While the presidential office told the Korea Herald it could not confirm the content of the documents, pundits view the documents as linked to the construction permit that was granted to the conglomerate long after the request, when the Lee administration took power in 2008.
Lotte World Tower (Yonhap)
The construction of the 555-meter Lotte World Tower in Jamsil, Seoul, had been a decades-old dream of Lotte Group Chairman Shin Kyuk-ho, who bought the plot of land in 1987. Its construction, however, was only permitted in 2010.
The skyscraper project had faced strong opposition from the Air Force, which said the building would hamper operations of nearby Seoul Airport, a military installation in Gyeonggi Province.
As the construction consent was made on the condition the runway angle of the airport be tilted by three degrees, the Lee administration then came under fire for possible links with the corporation. No evidence supporting such allegations was uncovered.
The STX Group document is thought to contain information about the former Navy chief pressuring the business group in 2008 to offer 770 million won ($687,000) to his son’s yacht company in exchange for business favors. Jung Ok-keun, chief of naval operations from 2008 to 2010 was sentenced to four years in prison.
Cheong Wa Dae is believed to be weighing the options of opening them to the public, as the documents contain evidence of previous government misdeeds.
“Opinions are divided inside on whether to reveal to the public or to let it be known through prosecutorial investigation,” Yonhap quoted an unnamed presidential officer as saying.
It had previously revealed some of the documents compiled by former President Park Geun-hye, found in other offices of the presidential aides, and submitted the copies of the documents as evidence to special prosecutor Park Young-soo, who investigated the former president during her impeachment.

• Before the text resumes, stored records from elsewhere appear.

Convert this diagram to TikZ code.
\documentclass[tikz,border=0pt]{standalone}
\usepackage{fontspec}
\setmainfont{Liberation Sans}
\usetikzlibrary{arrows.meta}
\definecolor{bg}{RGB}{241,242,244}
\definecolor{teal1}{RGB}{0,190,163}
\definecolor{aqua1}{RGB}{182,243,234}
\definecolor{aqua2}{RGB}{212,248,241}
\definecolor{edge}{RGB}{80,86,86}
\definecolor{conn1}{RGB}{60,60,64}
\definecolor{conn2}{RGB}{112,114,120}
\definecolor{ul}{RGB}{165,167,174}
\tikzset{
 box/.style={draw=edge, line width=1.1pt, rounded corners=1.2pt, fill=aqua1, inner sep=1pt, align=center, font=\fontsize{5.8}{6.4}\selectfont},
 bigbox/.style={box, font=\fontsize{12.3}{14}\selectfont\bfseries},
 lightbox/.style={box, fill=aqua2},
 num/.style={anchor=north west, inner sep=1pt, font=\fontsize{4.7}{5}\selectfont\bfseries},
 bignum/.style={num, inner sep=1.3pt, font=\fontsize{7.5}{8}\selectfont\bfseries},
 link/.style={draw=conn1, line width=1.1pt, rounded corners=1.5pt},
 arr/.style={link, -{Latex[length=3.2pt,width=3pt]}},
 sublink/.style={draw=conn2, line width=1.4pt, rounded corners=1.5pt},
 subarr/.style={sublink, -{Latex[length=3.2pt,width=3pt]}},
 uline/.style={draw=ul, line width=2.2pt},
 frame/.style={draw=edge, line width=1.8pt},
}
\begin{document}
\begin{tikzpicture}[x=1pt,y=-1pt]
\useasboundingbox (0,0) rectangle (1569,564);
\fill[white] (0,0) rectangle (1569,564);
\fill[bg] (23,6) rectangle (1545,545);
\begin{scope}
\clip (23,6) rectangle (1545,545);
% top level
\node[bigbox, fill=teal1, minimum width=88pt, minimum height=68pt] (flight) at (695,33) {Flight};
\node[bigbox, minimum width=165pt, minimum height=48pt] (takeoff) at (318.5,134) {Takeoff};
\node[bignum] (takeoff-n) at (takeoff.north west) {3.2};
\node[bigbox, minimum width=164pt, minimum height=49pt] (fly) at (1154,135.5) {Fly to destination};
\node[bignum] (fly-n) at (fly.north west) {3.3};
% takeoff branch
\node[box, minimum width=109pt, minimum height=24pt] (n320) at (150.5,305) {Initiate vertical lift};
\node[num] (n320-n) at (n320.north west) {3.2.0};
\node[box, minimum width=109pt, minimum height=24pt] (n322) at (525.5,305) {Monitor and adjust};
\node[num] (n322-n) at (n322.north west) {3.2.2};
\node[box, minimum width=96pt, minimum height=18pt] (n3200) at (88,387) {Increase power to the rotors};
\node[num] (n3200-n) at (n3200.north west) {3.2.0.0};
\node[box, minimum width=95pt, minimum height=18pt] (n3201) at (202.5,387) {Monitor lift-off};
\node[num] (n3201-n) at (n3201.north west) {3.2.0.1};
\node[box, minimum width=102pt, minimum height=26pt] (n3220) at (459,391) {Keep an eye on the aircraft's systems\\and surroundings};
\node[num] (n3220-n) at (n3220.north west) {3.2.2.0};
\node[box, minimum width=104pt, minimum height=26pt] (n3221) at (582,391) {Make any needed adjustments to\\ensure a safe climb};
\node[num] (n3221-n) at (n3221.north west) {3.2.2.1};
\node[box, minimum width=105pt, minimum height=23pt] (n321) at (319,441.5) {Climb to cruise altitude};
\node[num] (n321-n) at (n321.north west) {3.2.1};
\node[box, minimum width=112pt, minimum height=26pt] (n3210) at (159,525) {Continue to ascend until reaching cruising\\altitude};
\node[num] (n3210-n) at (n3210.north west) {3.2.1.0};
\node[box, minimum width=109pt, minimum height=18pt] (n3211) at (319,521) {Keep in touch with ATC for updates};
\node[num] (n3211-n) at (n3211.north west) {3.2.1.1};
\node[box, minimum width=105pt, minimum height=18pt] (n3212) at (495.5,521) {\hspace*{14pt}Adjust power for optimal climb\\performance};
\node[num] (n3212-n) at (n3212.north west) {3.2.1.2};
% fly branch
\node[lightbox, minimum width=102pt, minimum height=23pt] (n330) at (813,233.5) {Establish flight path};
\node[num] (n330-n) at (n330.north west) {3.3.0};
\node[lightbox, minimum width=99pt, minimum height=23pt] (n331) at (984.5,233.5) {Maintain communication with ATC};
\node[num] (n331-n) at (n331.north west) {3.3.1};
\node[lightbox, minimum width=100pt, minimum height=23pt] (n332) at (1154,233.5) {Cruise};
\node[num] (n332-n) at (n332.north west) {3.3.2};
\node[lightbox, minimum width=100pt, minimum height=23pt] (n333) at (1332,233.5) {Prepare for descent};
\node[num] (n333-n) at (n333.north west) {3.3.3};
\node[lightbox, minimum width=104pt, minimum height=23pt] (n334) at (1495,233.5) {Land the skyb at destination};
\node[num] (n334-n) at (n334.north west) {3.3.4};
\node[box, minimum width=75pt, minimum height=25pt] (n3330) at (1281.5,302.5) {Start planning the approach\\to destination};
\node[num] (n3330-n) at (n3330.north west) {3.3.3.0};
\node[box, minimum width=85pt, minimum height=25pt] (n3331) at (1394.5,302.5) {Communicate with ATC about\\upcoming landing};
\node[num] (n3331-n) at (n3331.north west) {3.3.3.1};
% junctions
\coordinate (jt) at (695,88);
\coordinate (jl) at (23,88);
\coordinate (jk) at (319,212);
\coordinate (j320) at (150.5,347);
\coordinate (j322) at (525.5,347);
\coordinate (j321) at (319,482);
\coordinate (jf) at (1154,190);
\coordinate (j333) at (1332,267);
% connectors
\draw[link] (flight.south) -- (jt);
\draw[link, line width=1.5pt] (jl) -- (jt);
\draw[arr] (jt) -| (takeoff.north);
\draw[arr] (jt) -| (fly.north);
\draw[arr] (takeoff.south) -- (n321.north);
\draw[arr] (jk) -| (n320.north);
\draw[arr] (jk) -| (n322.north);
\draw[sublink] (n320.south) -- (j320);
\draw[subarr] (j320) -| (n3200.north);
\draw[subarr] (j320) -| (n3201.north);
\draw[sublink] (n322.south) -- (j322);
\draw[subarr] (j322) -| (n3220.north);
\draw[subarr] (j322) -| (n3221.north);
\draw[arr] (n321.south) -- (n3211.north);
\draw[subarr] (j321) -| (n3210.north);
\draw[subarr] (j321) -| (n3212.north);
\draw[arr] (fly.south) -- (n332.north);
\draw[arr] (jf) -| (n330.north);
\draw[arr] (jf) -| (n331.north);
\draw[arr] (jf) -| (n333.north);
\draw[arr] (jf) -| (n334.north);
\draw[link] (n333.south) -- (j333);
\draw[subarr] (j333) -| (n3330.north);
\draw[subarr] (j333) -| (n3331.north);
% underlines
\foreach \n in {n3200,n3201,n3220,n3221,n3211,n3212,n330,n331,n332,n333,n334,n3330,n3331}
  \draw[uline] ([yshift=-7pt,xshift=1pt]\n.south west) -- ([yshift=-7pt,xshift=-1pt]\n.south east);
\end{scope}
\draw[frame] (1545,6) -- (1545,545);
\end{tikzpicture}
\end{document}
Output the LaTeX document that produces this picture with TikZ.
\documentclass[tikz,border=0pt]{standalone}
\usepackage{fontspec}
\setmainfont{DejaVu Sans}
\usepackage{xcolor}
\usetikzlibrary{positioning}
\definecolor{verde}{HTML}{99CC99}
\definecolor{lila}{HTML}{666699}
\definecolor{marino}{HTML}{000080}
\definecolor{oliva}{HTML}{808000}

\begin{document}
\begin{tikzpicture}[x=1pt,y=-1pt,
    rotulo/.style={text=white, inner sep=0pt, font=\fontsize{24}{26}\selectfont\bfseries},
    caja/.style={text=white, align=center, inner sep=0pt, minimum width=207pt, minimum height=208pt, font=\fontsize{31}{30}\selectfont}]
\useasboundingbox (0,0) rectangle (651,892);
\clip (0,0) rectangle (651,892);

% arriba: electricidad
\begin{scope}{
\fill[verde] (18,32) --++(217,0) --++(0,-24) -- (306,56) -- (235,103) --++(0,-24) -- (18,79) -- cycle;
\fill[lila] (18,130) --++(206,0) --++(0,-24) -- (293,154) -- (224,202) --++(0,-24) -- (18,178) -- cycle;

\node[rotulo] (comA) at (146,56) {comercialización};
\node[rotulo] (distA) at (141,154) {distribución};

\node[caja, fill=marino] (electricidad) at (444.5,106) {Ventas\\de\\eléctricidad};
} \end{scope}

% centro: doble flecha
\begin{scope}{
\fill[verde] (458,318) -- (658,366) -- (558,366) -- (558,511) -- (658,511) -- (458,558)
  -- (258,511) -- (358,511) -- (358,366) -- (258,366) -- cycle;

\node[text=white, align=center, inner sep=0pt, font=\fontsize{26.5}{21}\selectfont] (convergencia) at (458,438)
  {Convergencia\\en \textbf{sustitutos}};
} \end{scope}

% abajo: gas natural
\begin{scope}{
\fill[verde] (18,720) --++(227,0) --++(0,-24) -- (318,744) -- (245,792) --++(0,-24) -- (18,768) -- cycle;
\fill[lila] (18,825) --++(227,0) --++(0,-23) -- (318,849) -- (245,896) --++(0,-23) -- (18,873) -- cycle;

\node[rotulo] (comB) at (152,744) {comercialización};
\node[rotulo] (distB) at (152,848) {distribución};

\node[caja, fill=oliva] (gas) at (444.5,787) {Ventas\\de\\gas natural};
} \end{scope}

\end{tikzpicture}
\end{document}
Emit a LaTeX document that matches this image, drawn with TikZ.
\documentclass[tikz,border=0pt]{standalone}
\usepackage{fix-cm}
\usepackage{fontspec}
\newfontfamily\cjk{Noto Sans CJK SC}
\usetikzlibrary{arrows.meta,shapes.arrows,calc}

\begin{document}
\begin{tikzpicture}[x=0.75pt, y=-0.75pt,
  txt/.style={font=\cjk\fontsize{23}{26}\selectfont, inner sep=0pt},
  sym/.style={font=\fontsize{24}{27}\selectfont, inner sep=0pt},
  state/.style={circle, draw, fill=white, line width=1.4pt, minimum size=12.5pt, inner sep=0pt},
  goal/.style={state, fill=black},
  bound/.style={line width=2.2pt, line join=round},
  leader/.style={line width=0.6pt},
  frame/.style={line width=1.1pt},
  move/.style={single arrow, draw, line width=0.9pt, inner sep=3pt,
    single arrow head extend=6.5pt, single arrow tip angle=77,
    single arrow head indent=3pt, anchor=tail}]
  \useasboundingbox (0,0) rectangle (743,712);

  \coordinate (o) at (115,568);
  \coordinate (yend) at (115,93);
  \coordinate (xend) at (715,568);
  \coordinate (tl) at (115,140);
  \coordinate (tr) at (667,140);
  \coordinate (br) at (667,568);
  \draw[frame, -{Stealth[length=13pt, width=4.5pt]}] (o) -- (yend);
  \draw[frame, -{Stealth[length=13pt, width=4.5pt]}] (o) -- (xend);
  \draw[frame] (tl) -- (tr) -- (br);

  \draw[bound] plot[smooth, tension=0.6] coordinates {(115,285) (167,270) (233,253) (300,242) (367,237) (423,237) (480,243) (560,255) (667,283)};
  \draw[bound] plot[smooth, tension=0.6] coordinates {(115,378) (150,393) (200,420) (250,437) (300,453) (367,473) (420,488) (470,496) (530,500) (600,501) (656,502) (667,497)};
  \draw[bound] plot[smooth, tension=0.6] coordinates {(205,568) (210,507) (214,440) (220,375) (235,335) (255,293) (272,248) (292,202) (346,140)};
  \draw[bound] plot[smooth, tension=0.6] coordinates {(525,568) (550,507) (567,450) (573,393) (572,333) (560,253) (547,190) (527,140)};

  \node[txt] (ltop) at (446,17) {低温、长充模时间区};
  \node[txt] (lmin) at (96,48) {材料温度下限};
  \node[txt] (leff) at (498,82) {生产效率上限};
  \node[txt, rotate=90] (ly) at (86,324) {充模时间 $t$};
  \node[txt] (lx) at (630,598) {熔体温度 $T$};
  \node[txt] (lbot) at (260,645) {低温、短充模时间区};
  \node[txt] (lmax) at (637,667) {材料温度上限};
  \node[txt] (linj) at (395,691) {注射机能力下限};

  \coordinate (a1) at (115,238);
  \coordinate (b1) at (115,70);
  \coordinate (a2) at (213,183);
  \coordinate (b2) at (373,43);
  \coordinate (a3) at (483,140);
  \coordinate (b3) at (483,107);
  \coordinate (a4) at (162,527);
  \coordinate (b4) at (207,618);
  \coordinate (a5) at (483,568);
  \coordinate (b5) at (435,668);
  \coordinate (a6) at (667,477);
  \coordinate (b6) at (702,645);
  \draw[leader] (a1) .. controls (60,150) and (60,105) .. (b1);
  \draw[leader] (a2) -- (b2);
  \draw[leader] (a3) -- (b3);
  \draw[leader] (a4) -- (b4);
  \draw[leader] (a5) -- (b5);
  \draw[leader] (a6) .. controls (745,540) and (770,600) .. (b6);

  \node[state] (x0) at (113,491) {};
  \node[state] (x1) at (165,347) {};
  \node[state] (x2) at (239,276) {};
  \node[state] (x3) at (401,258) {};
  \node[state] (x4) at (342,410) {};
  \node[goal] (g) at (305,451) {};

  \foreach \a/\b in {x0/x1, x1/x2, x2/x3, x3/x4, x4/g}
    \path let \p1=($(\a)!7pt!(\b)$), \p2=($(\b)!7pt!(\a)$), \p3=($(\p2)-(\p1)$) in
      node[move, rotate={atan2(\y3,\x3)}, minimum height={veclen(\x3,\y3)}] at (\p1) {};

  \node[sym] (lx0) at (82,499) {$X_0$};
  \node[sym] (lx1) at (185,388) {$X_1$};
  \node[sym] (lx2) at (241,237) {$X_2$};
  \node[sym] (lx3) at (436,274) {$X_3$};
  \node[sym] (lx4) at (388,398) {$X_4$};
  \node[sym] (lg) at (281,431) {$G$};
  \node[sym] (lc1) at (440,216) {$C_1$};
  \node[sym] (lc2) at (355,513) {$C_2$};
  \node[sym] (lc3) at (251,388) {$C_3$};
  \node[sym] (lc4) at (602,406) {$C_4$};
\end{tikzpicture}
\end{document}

The revealed documents hinted at links between Park and Samsung Electronics Vice Chairman Lee Jae-yong, and suggested Park provided backdoor support for a smooth leadership transfer of Lee. The two are currently detained and standing trial on bribery charges.
An official at the presidential office put tape on the box containing presidential documents found in the offices of presidnetial secretaries, to deliver them to the Presidential Archive at the Blue House on July 14. (Yonhap)
The original documents discovered in the office of the presidential secretary for national security are expected to be transferred to the presidential archives, while copies related to the misdeeds would likely be submitted to the prosecution.
The conservative parties that formed the previous administrations have lashed out at the government for leaking information about the secret presidential documents, accusing it of carrying out a political vendetta against the former governments.
The main opposition Liberty Korea Party filed a complaint against presidential spokesperson Park Soo-hyun on July 19 for violating the Management of Presidential Archives Act, which prohibits concealing or divulging of presidential records without permission.